6. As you lift the ski with your left hand, close the heel piece with your right.
After opening the toe piece with your left hand, immediately grab the ski and lift it off the ground. As the ski comes off the ground, close the heel piece with your right hand.
7. As you stand, wipe the bottom of the ski with your rising right hand.
At this point, your right hand will be in a good position to wipe the bottom of the ski. Take the opportunity to clear the base of the ski of any snow. This'll keep the base clean and improve skin adhesion.
Once the ski is wiped, let the ski fall into the crook of your left arm.
8. Open your suit, grab the first skin by the bungee, and grab the tail of the skin with the other hand.
To guide the skin into the tip notch of the ski, you'll want one hand on the bungee and the other grabbing the tail.
Depending on which side of your suit your skins are on, you may have to pass the bungee to the other hand to get into the best position. You'll want the bungee hand to be on the same side as the ski.
9. Guide the bungee into the notch in the ski tip, and open the skin.
With the bungee int he tip of the ski, pinch the tip of the skin with your thumb. Do not pull on the skin and rely on the bungee without pinching it. Doing so can easily over tension the bungee which will make the next rip very awkward, slow, or impossible with one hand.
With the skin tip pinched to the ski, open the skin with a strong pull down the length of the ski.
If it's difficult to get the skin open with one hand, then the skin has too much glue on it. Reglue your skins before the next race.
10. Slide your left thumb down the length of the skin to paste it against the ski while the right hand pastes the tail.
With the skin open, you can line it up and paste it to the ski. Try to center the skin on the base. If too much of the skin glue is exposed past the eddge of the ski, it'll collect snow and reduce adhesion in the next transtion.
As you bend over for the next ski, slide your left thumb along the skin and paste the tail with your right hand.
11. Put the ski on the ground. Glance at the heel piece to make sure that it's closed.
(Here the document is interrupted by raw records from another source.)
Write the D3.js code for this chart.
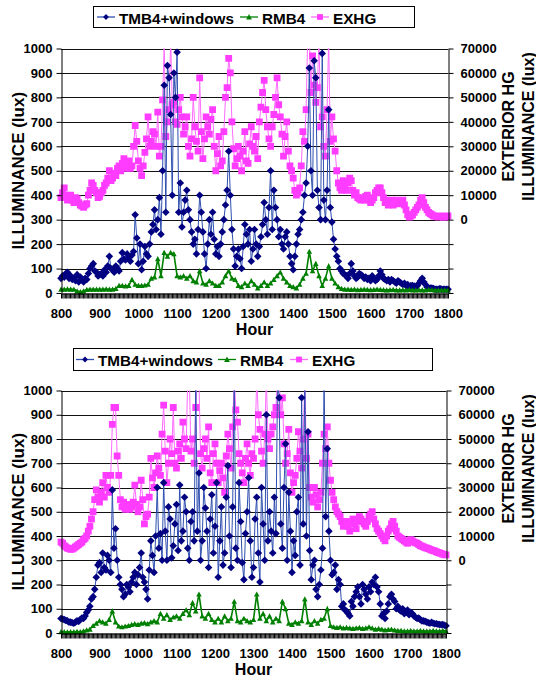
<!DOCTYPE html>
<html><head><meta charset="utf-8">
<script src="https://cdn.jsdelivr.net/npm/d3@7"></script>
<style>
body{margin:0;background:#fff}
svg{display:block;font-family:"Liberation Sans",Arial,sans-serif;font-weight:bold}
</style>
</head><body><svg id="c" width="536" height="677"></svg>
<script>
// ---------- DATA ----------
const fineMinutes = d3.range(0, 600.1, 2.5);   // minutes after 8:00 (TMB4, EXHG samples)
const coarseMinutes = d3.range(0, 600.1, 5);   // minutes after 8:00 (RMB4 samples)
const hourTicks = [800,900,1000,1100,1200,1300,1400,1500,1600,1700,1800];
const leftTicks = [0,100,200,300,400,500,600,700,800,900,1000];
const rightTicks = [-30000,-20000,-10000,0,10000,20000,30000,40000,50000,60000,70000];
const seriesNames = ["TMB4+windows","RMB4","EXHG"];

// top chart
const tmb4Top = [60,70,65,80,85,60,70,55,60,50,75,45,65,55,45,60,55,80,100,110,
 120,90,85,70,75,80,70,95,85,110,150,100,95,85,110,100,90,130,165,140,
 135,160,145,130,155,170,320,225,120,200,95,130,190,160,150,200,250,280,340,260,
 300,390,240,500,850,330,930,880,730,400,900,800,985,330,450,270,330,380,420,340,
 300,250,200,220,160,260,400,330,250,160,100,200,300,240,330,220,160,190,150,200,
 250,300,360,420,580,400,260,180,110,150,180,140,100,190,280,240,200,260,130,180,
 260,200,150,190,230,280,370,300,240,350,500,260,420,350,300,230,260,200,180,230,
 250,200,150,120,95,150,200,240,260,300,330,400,450,600,920,500,400,950,880,420,
 350,300,980,380,300,420,750,350,290,220,180,150,130,100,90,80,75,70,60,80,
 120,90,70,60,65,80,75,70,60,65,55,60,50,70,60,50,55,70,90,75,
 60,55,50,55,45,55,50,45,40,50,45,40,35,40,30,35,25,30,30,28,
 25,30,40,50,60,45,35,25,20,20,20,18,15,15,15,18,15,15,15,15,15];
const rmb4Top = [15,15,16,15,15,8,5,8,14,15,
 15,15,15,15,16,15,15,18,30,30,
 28,30,55,35,30,30,32,35,60,65,
 140,70,165,150,165,160,70,65,70,60,
 70,50,45,90,40,35,50,40,30,30,
 45,70,90,60,55,30,25,40,30,50,
 35,20,30,45,30,40,55,70,85,60,
 45,30,25,20,35,60,80,170,90,120,
 70,30,60,110,60,40,25,18,15,15,
 14,15,13,14,15,14,13,14,15,14,
 13,12,13,14,12,12,13,12,14,12,
 12,13,12,12,14,13,12,12,12,12,12];
const exhgTop = [9000,11000,13000,10000,8000,9500,10000,8000,7000,9000,8500,7000,6000,5500,5000,6000,6500,10000,12000,15000,
 14000,12000,11000,9000,9500,11000,12000,14000,15000,17000,20000,16000,17000,19000,18000,21000,22000,20000,23000,25000,
 21000,23000,24000,21000,22000,30000,38500,32000,24000,21000,18000,22000,27500,33000,42000,30000,32000,36000,35000,30000,
 44000,26000,30000,49000,72000,34000,40000,45000,74000,47000,48000,40000,39000,45000,50000,42000,35000,38000,42000,30000,
 26000,33000,50000,38000,32000,28000,58000,36000,25000,33000,42000,38000,35000,41000,45000,30000,20000,27000,34000,22000,
 24000,36000,50000,54000,66000,60000,40000,29000,22000,25000,30000,26000,20000,28000,36000,24000,23000,31000,38000,30000,
 28000,34000,25000,40000,46000,52000,57000,45000,38000,33000,30000,38000,43000,50000,58000,47000,42000,35000,26000,34000,
 40000,28000,22000,20000,17000,12000,10000,11000,13000,22000,36000,32000,45000,75000,75000,52000,67000,55000,48000,54000,
 75000,38000,42000,30000,26000,45000,74000,32000,42000,33000,28000,20000,15000,13000,12000,16000,14000,12000,15000,17000,
 16000,12000,10000,11000,9000,8500,8000,9000,8000,9500,10000,8000,7000,8000,9000,11000,12000,13000,13000,11000,
 9000,7000,8000,6000,7000,8000,6000,7000,8000,6500,7000,7500,8000,6000,4000,2000,1000,1500,2000,3000,
 4000,5000,6000,8000,9000,7000,5000,4000,3000,2500,2000,1500,1500,1200,1000,1200,1500,1000,1000,1200,1500];

// bottom chart
const tmb4Bottom = [60,58,55,52,50,45,45,42,40,45,50,48,55,62,60,70,85,95,110,140,
 150,180,230,280,290,250,330,270,260,320,300,250,590,350,430,300,230,200,180,150,
 160,200,190,170,210,230,250,200,240,270,330,230,210,180,140,260,380,320,250,400,
 600,350,410,300,620,420,300,520,470,310,360,450,530,340,610,380,420,560,500,350,
 300,460,500,380,1050,420,660,300,380,600,515,420,270,470,570,330,440,620,230,380,
 520,280,330,560,690,400,270,520,1050,350,300,620,460,290,220,410,500,640,380,230,
 270,470,560,330,210,600,450,300,900,380,500,420,330,560,410,1050,970,450,350,600,
 780,300,580,420,250,380,320,500,560,280,970,450,1050,400,830,340,220,280,300,180,
 150,200,260,350,1050,480,760,420,300,240,250,280,180,220,200,110,120,95,90,80,
 70,130,110,150,170,190,150,120,200,180,160,140,190,170,210,200,230,190,170,120,
 70,80,60,90,120,150,160,140,130,100,110,95,90,100,80,85,95,75,85,80,
 70,65,60,62,55,50,50,48,45,42,40,44,40,38,38,36,35,34,35,32,30];
const rmb4Bottom = [5,5,4,5,5,6,5,8,12,15,
 30,40,50,45,40,55,90,45,28,25,
 28,30,35,38,35,40,42,38,45,50,
 45,80,60,75,55,65,70,60,80,95,
 75,125,90,160,70,60,80,55,45,60,
 45,70,50,60,130,50,45,60,50,45,
 55,160,60,80,50,70,45,60,50,130,
 100,40,35,45,40,50,140,45,35,50,
 40,55,60,100,30,25,22,25,20,22,
 20,18,20,22,18,20,25,20,15,18,
 15,12,14,15,12,10,10,8,8,10,
 8,8,10,8,8,8,10,8,8,10,8];
const exhgBottom = [7500,7000,6000,5500,5000,4800,4500,4600,5000,5500,6000,6500,7000,7500,8500,9000,10000,12000,14000,17000,
 20000,25000,29000,26000,24000,28000,32000,26000,35000,30000,28000,35000,56000,63000,63000,43000,35000,25000,22000,24000,
 21000,22000,23000,21000,22000,24000,31000,23000,20000,22000,33000,25000,15000,18000,19000,26000,42000,34000,30000,36000,
 43000,38000,35000,52000,64000,45000,32000,40000,50000,44000,63000,40000,38000,45000,48000,42000,57000,50000,46000,75000,
 75000,45000,50000,40000,63000,75000,74000,44000,38000,46000,50000,42000,55000,36000,32000,44000,48000,40000,32000,37000,
 40000,34000,28000,43000,52000,46000,38000,55000,75000,62000,57000,44000,40000,36000,32000,42000,48000,40000,35000,44000,
 42000,50000,75000,60000,54000,45000,40000,52000,75000,50000,46000,52000,55000,60000,63000,75000,75000,60000,67000,48000,
 40000,44000,54000,36000,28000,32000,35000,42000,53000,45000,38000,50000,75000,42000,52000,30000,26000,24000,30000,27000,
 22000,25000,28000,40000,52000,46000,55000,40000,33000,28000,25000,22000,20000,19000,18000,16000,14000,15000,16000,14000,
 12000,15000,17000,15000,13000,16000,18000,17000,16000,15000,14000,16000,18000,19000,20000,17000,15000,13000,12000,11000,
 10000,9000,8000,10000,12000,13000,15000,16000,14000,12000,10000,9500,9000,8500,8000,7500,7000,8000,8500,8000,
 7500,7200,7000,6500,6000,5800,5500,5200,5000,4800,4500,4200,4000,3800,3500,3200,3000,2800,2500,2300,2200];

// ---------- STYLE / LAYOUT ----------
const styles = [
  {line:"#2f4fb0", lw:1, fill:"#000080", shape:"diamond", s:3.8, times:fineMinutes},
  {line:"#008000", lw:1.6, fill:"#008000", shape:"triangle", s:2.8, times:coarseMinutes},
  {line:"#ff6cff", lw:1, fill:"#ff3cff", shape:"square", s:3.4, times:fineMinutes}
];
const panels = [
  {top:48.5, bottom:293, left:61, right:448, hourY:335,
   legend:{x:93.5, y:6.5, w:321, h:21, items:[97,240,311]},
   series:[tmb4Top, rmb4Top, exhgTop]},
  {top:390.5, bottom:633, left:61, right:446, hourY:675,
   legend:{x:73.5, y:348.5, w:359, h:22, items:[76,218,290]},
   series:[tmb4Bottom, rmb4Bottom, exhgBottom]}
];

function markerPath(shape, s){
  if(shape==="diamond") return `M0,${-s}L${s},0L0,${s}L${-s},0Z`;
  if(shape==="square") return `M${-s},${-s}H${s}V${s}H${-s}Z`;
  return `M0,${-s}L${s},${s*0.85}L${-s},${s*0.85}Z`;
}

const svg = d3.select("#c");
svg.append("rect").attr("width",536).attr("height",677).attr("fill","#fff");

panels.forEach((p, pi) => {
  const g = svg.append("g");
  const x = d3.scaleLinear().domain([0, 600]).range([p.left, p.right]);
  const y = d3.scaleLinear().domain([0, 1000]).range([p.bottom, p.top]);
  const yR = d3.scaleLinear().domain([-30000, 70000]).range([p.bottom, p.top]);

  // gridlines
  g.append("g").selectAll("line").data(leftTicks.filter(d=>d>0)).join("line")
    .attr("x1", p.left).attr("x2", p.right)
    .attr("y1", d => Math.round(y(d))+0.5).attr("y2", d => Math.round(y(d))+0.5)
    .attr("stroke", "#111").attr("stroke-width", 1);

  // clip
  const cid = "clip"+pi;
  svg.append("clipPath").attr("id", cid).append("rect")
    .attr("x", p.left-5).attr("y", p.top).attr("width", p.right-p.left+10).attr("height", p.bottom-p.top+6);
  const plot = g.append("g").attr("clip-path", `url(#${cid})`);

  const order = [2, 0, 1];
  order.forEach(si => {
    const st = styles[si];
    const vals = p.series[si];
    const ys = si === 2 ? yR : y;
    const pts = st.times.map((m, i) => [x(m), ys(vals[i])]).filter(d => isFinite(d[1]));
    plot.append("path").attr("d", d3.line()(pts))
      .attr("fill", "none").attr("stroke", st.line).attr("stroke-width", st.lw);
    plot.append("g").selectAll("path").data(pts).join("path")
      .attr("transform", d => `translate(${d[0]},${d[1]})`)
      .attr("d", markerPath(st.shape, st.s)).attr("fill", st.fill);
  });

  // left axis
  const ax = g.append("g").attr("transform", `translate(${p.left+0.5},0)`)
    .call(d3.axisLeft(y).tickValues(leftTicks).tickSize(5).tickSizeOuter(0).tickPadding(4).tickFormat(d3.format("d")));
  // right axis
  const axR = g.append("g").attr("transform", `translate(${p.right+0.5},0)`)
    .call(d3.axisRight(yR).tickValues(rightTicks).tickSize(5).tickSizeOuter(0).tickPadding(7)
      .tickFormat(d => d >= 0 ? d3.format("d")(d) : ""));
  // bottom dense ticks
  const axB = g.append("g").attr("transform", `translate(0,${p.bottom+0.5})`)
    .call(d3.axisBottom(x).tickValues(d3.range(0, 601, 2)).tickSize(5).tickSizeOuter(0).tickFormat(""));
  const axL = g.append("g").attr("transform", `translate(0,${p.bottom+0.5})`)
    .call(d3.axisBottom(x).tickValues(hourTicks.map(h => (h/100 - 8)*60)).tickSize(0).tickPadding(15)
      .tickFormat((d, i) => hourTicks[i]));
  axL.select(".domain").remove();
  [ax, axR, axB, axL].forEach(a => {
    a.selectAll("text").attr("font-size", 13).attr("font-weight", "bold")
      .attr("font-family", '"Liberation Sans",Arial,sans-serif').attr("fill", "#000");
    a.selectAll("line,path").attr("stroke", "#000");
  });

  // titles
  const cy = (p.top + p.bottom) / 2;
  g.append("text").attr("transform", `translate(24,${cy}) rotate(-90)`)
    .attr("text-anchor", "middle").attr("font-size", 17).text("ILLUMINANCE (lux)");
  const cyR = p.top + 78;
  g.append("text").attr("transform", `translate(514,${cyR}) rotate(-90)`)
    .attr("text-anchor", "middle").attr("font-size", 16).text("EXTERIOR HG");
  g.append("text").attr("transform", `translate(534,${cyR}) rotate(-90)`)
    .attr("text-anchor", "middle").attr("font-size", 16).text("ILLUMINANCE (lux)");
  g.append("text").attr("x", (p.left + p.right)/2).attr("y", p.hourY)
    .attr("text-anchor", "middle").attr("font-size", 16).text("Hour");

  // legend
  const L = p.legend;
  const lg = g.append("g");
  lg.append("rect").attr("x", L.x).attr("y", L.y).attr("width", L.w).attr("height", L.h)
    .attr("fill", "#fff").attr("stroke", "#000").attr("stroke-width", 1);
  const texts = [];
  seriesNames.forEach((name, si) => {
    const st = styles[si];
    const x0 = L.items[si], yy = L.y + L.h/2;
    lg.append("line").attr("x1", x0).attr("x2", x0+18).attr("y1", yy).attr("y2", yy)
      .attr("stroke", st.line).attr("stroke-width", 1.3);
    lg.append("path").attr("transform", `translate(${x0+9},${yy})`).attr("d", markerPath(st.shape, 2.9)).attr("fill", st.fill);
    texts.push(lg.append("text").attr("x", x0+22).attr("y", L.y + 17).attr("font-size", 15).text(name));
  });
  // fit legend font so that the first label spans ~115px as in the reference
  const w0 = texts[0].node().getComputedTextLength();
  if (w0 > 0) {
    const fs = Math.max(13, Math.min(18, 15 * 115 / w0));
    texts.forEach(t => t.attr("font-size", fs));
  }
});
</script>
</body></html>
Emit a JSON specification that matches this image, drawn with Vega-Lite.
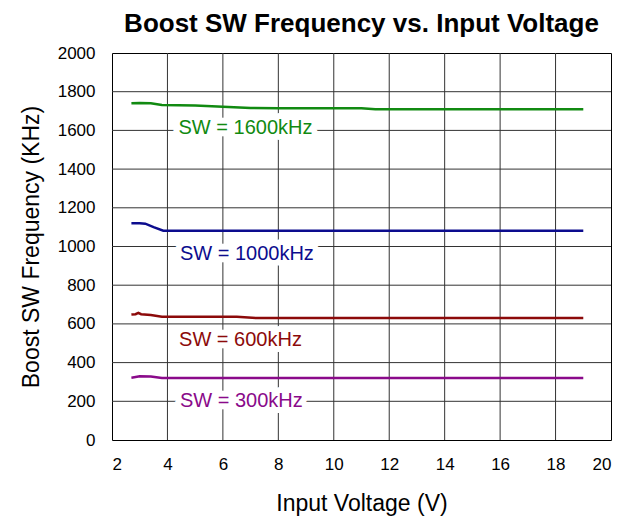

It's important to double-check that the heel piece is closed. Sometimes the closure can be missed when picking up the ski. If you step into the ski with an open heel piece, your heel will lock into the binding, you won't be able to skin forward, and you'll lose time by re-opening and re-entering the binding.
To avoid that, glance at the heel piece as the ski touches the ground. Close the heel piece if necessary.
12. Step into the right ski, and lock the right toe piece while opening the left.
As soon as your right foot clicks into the toe piece, lock the toe lever with your right hand while simultaneously opening the left toe piece with your left hand.
13. Lift the ski as your right hand closes the heel piece.
14. Wipe the ski as you stand up.
15. Grab the second skin by the bungee and the tail of the skin with the opposite hand.
16. Guide the bungee into the tip notch, pinch the skin to the ski, and open the skin with a strong pull.
17. Slide your left thumb down the length of the skin to paste it against the ski while the right hand pastes the tail.
18. Grab your poles as you place the left ski on the ground.
As you step into the left-hand toe piece, put your left hand on your poles so you're ready to pick them up.
19. Again, glance at the heel piece to make sure that it's closed. Close the heel piece if necessary.
20. Step into the toe piece and lock it.
21. Zip up your suit as you leave the transition zone.
As soon as your second toe is locked into the binding, pick up your poles and start skinning. Zip up your suit as you exit the transition zone.
22. Drink from your bottle.
If the race is long enough that you'll need calories and water, exiting a transition is the time to get some. During the transition, your heart rate and respiration rate will ease. That makes it easier to drink than when you're working hard going uphill or down. Take advantage of it and take a big gulp as you exit the transition.
(If you estimate your race time in the two- to three-hour range, and if you have a strong aerobic base, it probably won't be necessary to eat any solid food. You should be able to get enough calories with your hydration system. However, if your race will be longer, or if you've done too much high intensity, you may need to eat solid food when races get longer than two hours.)
23. Get your hands into your pole straps as you start skinning.
As you start uphill, get your hands into your pole straps. It's tempting to think you can save time by ignoring the straps, but you can push a lot harder with pole straps than without. poles are for pushing, not just for balance.
24. Settle into a strong, steady uphill pace.
Similar to the start line, don't let the short recovery of the bottom transition fool you into thinking you can maintain a faster pace. Skin uphill at the fastest pace you can maintain to the top, not the fastest pace that you can maintain second to second.
Why so much detail for something so short?
Skimo transitions are an essential skill in skimo racing. Done well, the time they take is insignificant when compared to the length of a typical skimo race. Done badly, transitions can add minutes to your race time and force you to finish well behind other racers of similar fitness. That sucks.
But there's good news. Anyone can have fast transitions. All it takes is practice.